__RAW DATA__
--- --- ---
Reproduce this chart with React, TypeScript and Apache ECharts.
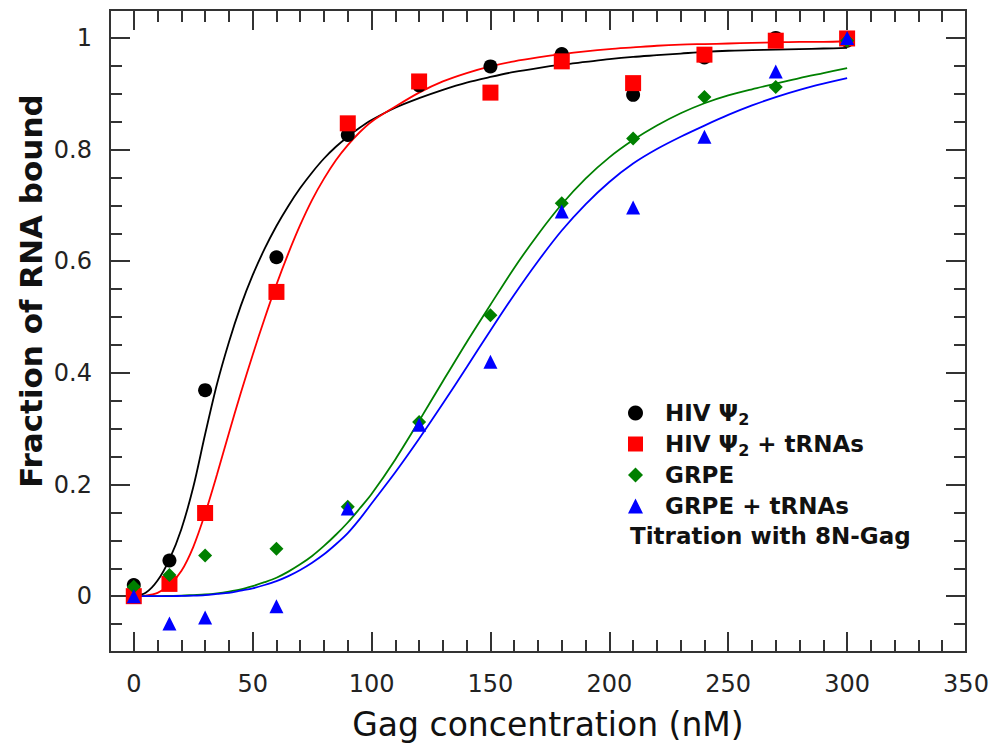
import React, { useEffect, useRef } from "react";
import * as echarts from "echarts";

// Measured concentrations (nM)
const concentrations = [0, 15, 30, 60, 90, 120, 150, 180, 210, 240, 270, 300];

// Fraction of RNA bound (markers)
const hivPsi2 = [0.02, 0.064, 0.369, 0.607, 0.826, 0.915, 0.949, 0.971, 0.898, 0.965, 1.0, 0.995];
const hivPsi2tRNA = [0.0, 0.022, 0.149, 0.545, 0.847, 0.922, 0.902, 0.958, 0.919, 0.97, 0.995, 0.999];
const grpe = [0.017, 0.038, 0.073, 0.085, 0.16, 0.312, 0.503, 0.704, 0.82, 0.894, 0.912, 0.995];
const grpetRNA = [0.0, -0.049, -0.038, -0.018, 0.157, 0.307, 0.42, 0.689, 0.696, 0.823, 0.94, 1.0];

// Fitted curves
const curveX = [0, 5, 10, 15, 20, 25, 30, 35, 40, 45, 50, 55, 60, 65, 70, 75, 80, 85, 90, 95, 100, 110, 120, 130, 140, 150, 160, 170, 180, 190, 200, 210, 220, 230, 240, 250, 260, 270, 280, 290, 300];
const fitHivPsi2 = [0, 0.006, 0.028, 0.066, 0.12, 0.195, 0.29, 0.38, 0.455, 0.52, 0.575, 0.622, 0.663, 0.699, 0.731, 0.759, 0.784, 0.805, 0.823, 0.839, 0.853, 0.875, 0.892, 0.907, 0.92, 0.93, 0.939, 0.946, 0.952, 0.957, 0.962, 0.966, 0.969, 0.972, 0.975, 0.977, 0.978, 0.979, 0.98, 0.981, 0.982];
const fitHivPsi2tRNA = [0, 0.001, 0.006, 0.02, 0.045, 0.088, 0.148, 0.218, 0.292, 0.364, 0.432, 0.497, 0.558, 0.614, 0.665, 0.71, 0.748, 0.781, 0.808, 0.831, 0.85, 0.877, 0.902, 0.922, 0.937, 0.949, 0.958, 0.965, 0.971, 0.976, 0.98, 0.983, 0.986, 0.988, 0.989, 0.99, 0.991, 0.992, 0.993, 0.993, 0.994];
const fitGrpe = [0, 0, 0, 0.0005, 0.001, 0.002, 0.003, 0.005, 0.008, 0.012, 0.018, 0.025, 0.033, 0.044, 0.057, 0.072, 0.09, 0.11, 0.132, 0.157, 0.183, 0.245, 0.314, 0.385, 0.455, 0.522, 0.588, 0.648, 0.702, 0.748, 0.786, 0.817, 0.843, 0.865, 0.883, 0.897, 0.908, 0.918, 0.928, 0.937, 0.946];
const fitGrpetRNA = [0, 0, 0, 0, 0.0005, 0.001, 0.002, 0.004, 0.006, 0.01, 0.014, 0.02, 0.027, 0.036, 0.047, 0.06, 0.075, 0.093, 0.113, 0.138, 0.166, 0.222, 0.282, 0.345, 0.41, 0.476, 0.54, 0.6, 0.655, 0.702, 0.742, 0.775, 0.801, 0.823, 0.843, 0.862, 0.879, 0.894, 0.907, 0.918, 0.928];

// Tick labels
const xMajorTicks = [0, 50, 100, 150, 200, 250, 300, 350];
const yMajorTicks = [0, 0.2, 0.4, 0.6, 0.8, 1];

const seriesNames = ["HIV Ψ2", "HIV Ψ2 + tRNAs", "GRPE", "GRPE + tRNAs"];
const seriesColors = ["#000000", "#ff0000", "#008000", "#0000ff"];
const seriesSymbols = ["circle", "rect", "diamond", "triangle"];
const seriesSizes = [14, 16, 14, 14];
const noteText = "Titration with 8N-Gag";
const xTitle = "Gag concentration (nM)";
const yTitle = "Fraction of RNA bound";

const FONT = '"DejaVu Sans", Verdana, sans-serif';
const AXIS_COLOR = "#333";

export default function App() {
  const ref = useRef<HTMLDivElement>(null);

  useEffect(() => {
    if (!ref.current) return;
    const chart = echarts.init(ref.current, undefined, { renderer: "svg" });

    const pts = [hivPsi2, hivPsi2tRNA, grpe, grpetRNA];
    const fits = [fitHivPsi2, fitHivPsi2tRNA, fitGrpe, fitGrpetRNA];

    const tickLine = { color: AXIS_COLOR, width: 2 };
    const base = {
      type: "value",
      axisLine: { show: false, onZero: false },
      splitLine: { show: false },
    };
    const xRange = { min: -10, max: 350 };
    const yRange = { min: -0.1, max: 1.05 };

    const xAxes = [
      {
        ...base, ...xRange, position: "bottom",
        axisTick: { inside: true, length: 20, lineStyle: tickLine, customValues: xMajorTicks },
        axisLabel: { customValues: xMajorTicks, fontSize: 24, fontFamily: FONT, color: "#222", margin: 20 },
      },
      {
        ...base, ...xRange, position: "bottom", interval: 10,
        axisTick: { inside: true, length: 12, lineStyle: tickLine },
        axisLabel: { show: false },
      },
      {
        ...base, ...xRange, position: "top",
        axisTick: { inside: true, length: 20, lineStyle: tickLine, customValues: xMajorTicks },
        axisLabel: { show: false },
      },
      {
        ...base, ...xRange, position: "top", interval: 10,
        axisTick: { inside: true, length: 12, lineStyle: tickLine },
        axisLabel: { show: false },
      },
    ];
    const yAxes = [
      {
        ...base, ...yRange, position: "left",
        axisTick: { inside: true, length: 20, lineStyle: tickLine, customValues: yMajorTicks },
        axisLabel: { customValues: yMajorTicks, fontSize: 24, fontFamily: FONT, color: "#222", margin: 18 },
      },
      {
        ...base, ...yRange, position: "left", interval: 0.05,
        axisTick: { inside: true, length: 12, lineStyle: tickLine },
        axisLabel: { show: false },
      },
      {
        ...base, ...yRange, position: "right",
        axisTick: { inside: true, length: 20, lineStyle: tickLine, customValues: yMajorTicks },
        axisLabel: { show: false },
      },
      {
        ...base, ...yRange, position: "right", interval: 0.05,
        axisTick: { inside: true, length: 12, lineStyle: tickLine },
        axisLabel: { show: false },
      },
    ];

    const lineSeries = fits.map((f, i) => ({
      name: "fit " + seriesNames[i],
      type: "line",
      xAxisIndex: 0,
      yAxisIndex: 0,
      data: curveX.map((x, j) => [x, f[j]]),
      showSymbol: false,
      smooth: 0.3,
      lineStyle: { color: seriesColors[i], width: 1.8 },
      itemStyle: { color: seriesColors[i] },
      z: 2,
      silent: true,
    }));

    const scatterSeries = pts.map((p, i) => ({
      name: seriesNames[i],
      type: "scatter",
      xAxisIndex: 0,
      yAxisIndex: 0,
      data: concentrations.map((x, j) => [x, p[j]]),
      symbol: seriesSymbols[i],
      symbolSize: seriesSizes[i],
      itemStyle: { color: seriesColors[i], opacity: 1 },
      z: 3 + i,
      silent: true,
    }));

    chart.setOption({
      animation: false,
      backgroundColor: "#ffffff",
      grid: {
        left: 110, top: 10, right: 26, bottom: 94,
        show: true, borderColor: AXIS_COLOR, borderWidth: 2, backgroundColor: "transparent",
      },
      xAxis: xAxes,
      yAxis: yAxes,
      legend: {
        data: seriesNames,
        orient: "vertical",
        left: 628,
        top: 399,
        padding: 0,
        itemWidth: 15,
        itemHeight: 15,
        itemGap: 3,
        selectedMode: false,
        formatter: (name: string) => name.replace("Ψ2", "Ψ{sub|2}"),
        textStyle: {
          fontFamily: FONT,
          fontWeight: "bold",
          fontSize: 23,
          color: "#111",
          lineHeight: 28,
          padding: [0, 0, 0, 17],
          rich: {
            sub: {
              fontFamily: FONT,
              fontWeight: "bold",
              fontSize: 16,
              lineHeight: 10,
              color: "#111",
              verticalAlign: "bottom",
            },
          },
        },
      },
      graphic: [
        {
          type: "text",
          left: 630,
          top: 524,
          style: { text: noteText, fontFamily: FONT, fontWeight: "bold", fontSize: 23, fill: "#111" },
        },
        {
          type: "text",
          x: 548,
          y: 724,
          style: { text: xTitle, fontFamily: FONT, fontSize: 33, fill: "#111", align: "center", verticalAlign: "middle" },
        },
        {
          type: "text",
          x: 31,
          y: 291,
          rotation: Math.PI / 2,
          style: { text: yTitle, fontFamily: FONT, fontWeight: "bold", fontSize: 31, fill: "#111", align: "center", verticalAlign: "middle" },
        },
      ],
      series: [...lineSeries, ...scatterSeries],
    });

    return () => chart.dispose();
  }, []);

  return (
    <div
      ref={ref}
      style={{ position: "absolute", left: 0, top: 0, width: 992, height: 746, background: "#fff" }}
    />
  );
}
--- --- ---
__JOB__
Output exactly the span of lines from the top of the listing through the line holding "0.823, 0.94, 1.0];", and leave every picture out.

__EXERCISE ANSWER__
Reproduce this chart with React, TypeScript and Apache ECharts.
import React, { useEffect, useRef } from "react";
import * as echarts from "echarts";

// Measured concentrations (nM)
const concentrations = [0, 15, 30, 60, 90, 120, 150, 180, 210, 240, 270, 300];

// Fraction of RNA bound (markers)
const hivPsi2 = [0.02, 0.064, 0.369, 0.607, 0.826, 0.915, 0.949, 0.971, 0.898, 0.965, 1.0, 0.995];
const hivPsi2tRNA = [0.0, 0.022, 0.149, 0.545, 0.847, 0.922, 0.902, 0.958, 0.919, 0.97, 0.995, 0.999];
const grpe = [0.017, 0.038, 0.073, 0.085, 0.16, 0.312, 0.503, 0.704, 0.82, 0.894, 0.912, 0.995];
const grpetRNA = [0.0, -0.049, -0.038, -0.018, 0.157, 0.307, 0.42, 0.689, 0.696, 0.823, 0.94, 1.0];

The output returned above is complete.